The Pelicans lost those games, as well as the last two Ingram played, and will be saddled with a five-game losing streak when they duel a Warriors squad that has opened the season at the other end of the success spectrum, winning six of seven.
The contest matches a Pelicans team playing its third of four straight on the road against a Warriors squad enjoying its fourth of what will be eight in a row at home.
Green worked in player development with the Warriors at a time when the club was trying to get up-and-comers like Kevon Looney and Damion Lee to the level where they could contribute alongside Stephen Curry, Klay Thompson, Draymond Green, Andre Iguodala and Kevin Durant.
The Warriors have benefitted from that work. Looney, now 25, has started all seven games this season and chipped in with at least seven points or seven rebounds in six of them. Lee, now in his fifth season, has scored in double figures in all six games he's played.
The Pelicans hope Green can get that kind of complementary production out of young players such as Jaxson Hayes, Trey Murphy III and Kira Lewis Jr. when they eventually are surrounded by the likes of Williamson, Ingram, Devonte' Graham and Jonas Valanciunas.
Green believes he's learned from Kerr and Phoenix Suns coach Monty Williams how to connect with his guys. Green was on the Phoenix staff that reached the NBA Finals last season.
"They care about you," he said of his former bosses. "It's easier to get people to reach their max when they know you care about them."
Green's coaching staff includes Jarron Collins, another two-time champion in his previous employment as a Golden State defensive assistant and then defensive coordinator. Coincidentally, the Warriors are coming off their best defensive effort of the season Wednesday against the Charlotte Hornets, limiting what was the highest scoring team in the league to a season-low 92 points.
Afterward, Kerr credited backup Gary Payton II as spearheading the defensive charge.
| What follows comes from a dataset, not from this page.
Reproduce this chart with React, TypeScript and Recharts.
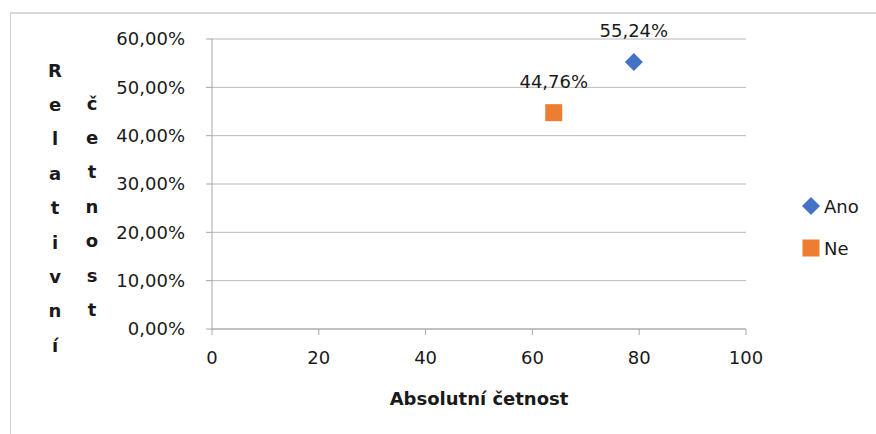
import type { JSX } from 'react';
import {
  CartesianGrid,
  Label,
  Legend,
  Scatter,
  ScatterChart,
  XAxis,
  YAxis,
} from 'recharts';

const seriesNames = ['Ano', 'Ne'];
const absoluteCounts = [79, 64];
const relativeShares = [55.24, 44.76];
const seriesColors = ['#4472C4', '#ED7D31'];
const seriesShapes = ['diamond', 'square'];
const xTicks = [0, 20, 40, 60, 80, 100];
const yTicks = [0, 10, 20, 30, 40, 50, 60];
const xTitle = 'Absolutní četnost';
const yTitleWords = ['Relativní', 'četnost'];

const FONT = '"DejaVu Sans", sans-serif';
const TEXT = '#1a1a1a';

const formatPercent = (v: number): string => `${v.toFixed(2).replace('.', ',')}%`;

function Marker({ kind, color, cx, cy }: { kind: string; color: string; cx: number; cy: number }): JSX.Element {
  if (kind === 'diamond') {
    return (
      <polygon
        points={`${cx},${cy - 9} ${cx + 9},${cy} ${cx},${cy + 9} ${cx - 9},${cy}`}
        fill={color}
      />
    );
  }
  return <rect x={cx - 8.5} y={cy - 8.5} width={17} height={17} fill={color} />;
}

function pointShape(kind: string, color: string) {
  return (props: any) => (
    <g>
      <Marker kind={kind} color={color} cx={props.cx} cy={props.cy} />
      <text
        x={props.cx}
        y={props.cy - 25}
        textAnchor="middle"
        fontFamily={FONT}
        fontSize={18}
        fill={TEXT}
      >
        {formatPercent(props.payload.y)}
      </text>
    </g>
  );
}

function YTitle({ viewBox }: any): JSX.Element {
  const left = viewBox?.x ?? 0;
  return (
    <g fontFamily={FONT} fontSize={18} fontWeight="bold" fill={TEXT}>
      {yTitleWords.map((word, col) =>
        Array.from(word).map((ch, i) => (
          <text
            key={`${col}-${i}`}
            x={left + 55 + col * 37}
            y={70 + col * 33 + i * 34.4}
            textAnchor="middle"
            dominantBaseline="central"
          >
            {ch}
          </text>
        )),
      )}
    </g>
  );
}

function XTitle({ viewBox }: any): JSX.Element {
  return (
    <text
      x={viewBox.x + viewBox.width / 2}
      y={viewBox.y + 69}
      textAnchor="middle"
      dominantBaseline="central"
      fontFamily={FONT}
      fontSize={18}
      fontWeight="bold"
      fill={TEXT}
    >
      {xTitle}
    </text>
  );
}

function LegendBox(): JSX.Element {
  return (
    <div style={{ fontFamily: FONT, fontSize: 18, color: TEXT }}>
      {seriesNames.map((name, i) => (
        <div key={name} style={{ display: 'flex', alignItems: 'center', height: 22, marginBottom: 20 }}>
          <svg width={22} height={22}>
            <Marker kind={seriesShapes[i]} color={seriesColors[i]} cx={11} cy={11} />
          </svg>
          <span style={{ marginLeft: 2 }}>{name}</span>
        </div>
      ))}
    </div>
  );
}

export default function App(): JSX.Element {
  return (
    <div
      style={{
        position: 'absolute',
        left: 0,
        top: 0,
        width: 876,
        height: 434,
        overflow: 'hidden',
        background: '#fff',
      }}
    >
      <div
        style={{
          position: 'absolute',
          left: 10,
          top: 12,
          width: 1000,
          height: 1000,
          borderLeft: '1px solid #d0d0d0',
          borderTop: '2px solid #d9d9d9',
        }}
      />
      <ScatterChart
        width={876}
        height={434}
        margin={{ top: 39, right: 130, bottom: 30, left: 0 }}
      >
        <CartesianGrid vertical={false} stroke="#b8b8b8" />
        <XAxis
          type="number"
          dataKey="x"
          domain={[0, 100]}
          ticks={xTicks}
          height={75}
          stroke="#a6a6a6"
          tickSize={6}
          tickMargin={16}
          tick={{ fill: TEXT, fontSize: 18, fontFamily: FONT }}
        >
          <Label content={<XTitle />} />
        </XAxis>
        <YAxis
          type="number"
          dataKey="y"
          domain={[0, 60]}
          ticks={yTicks}
          width={212}
          stroke="#a6a6a6"
          tickSize={6}
          tickMargin={21}
          tickFormatter={formatPercent}
          tick={{ fill: TEXT, fontSize: 18, fontFamily: FONT }}
        >
          <Label content={<YTitle />} />
        </YAxis>
        <Legend
          layout="vertical"
          align="center"
          verticalAlign="middle"
          content={<LegendBox />}
          wrapperStyle={{ left: 800, top: 195, width: 76 }}
        />
        {seriesNames.map((name, i) => (
          <Scatter
            key={name}
            name={name}
            data={[{ x: absoluteCounts[i], y: relativeShares[i] }]}
            fill={seriesColors[i]}
            shape={pointShape(seriesShapes[i], seriesColors[i])}
            isAnimationActive={false}
          />
        ))}
      </ScatterChart>
    </div>
  );
}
"He dominated the game while he was out there and just changed everything with his defense, his activity," Kerr said after Payton had three steals. "He is just an electric athlete. It's hard to stand out on an NBA floor athletically because it's the world's greatest athletes, and he jumps off the page when you see him out there. He's obviously got great defensive instincts to go along with that athleticism."
The Pelicans have made three previous trips to San Francisco in the Williamson era, winning 115-101 the one time their star was healthy in February of 2020 and losing the two times he wasn't.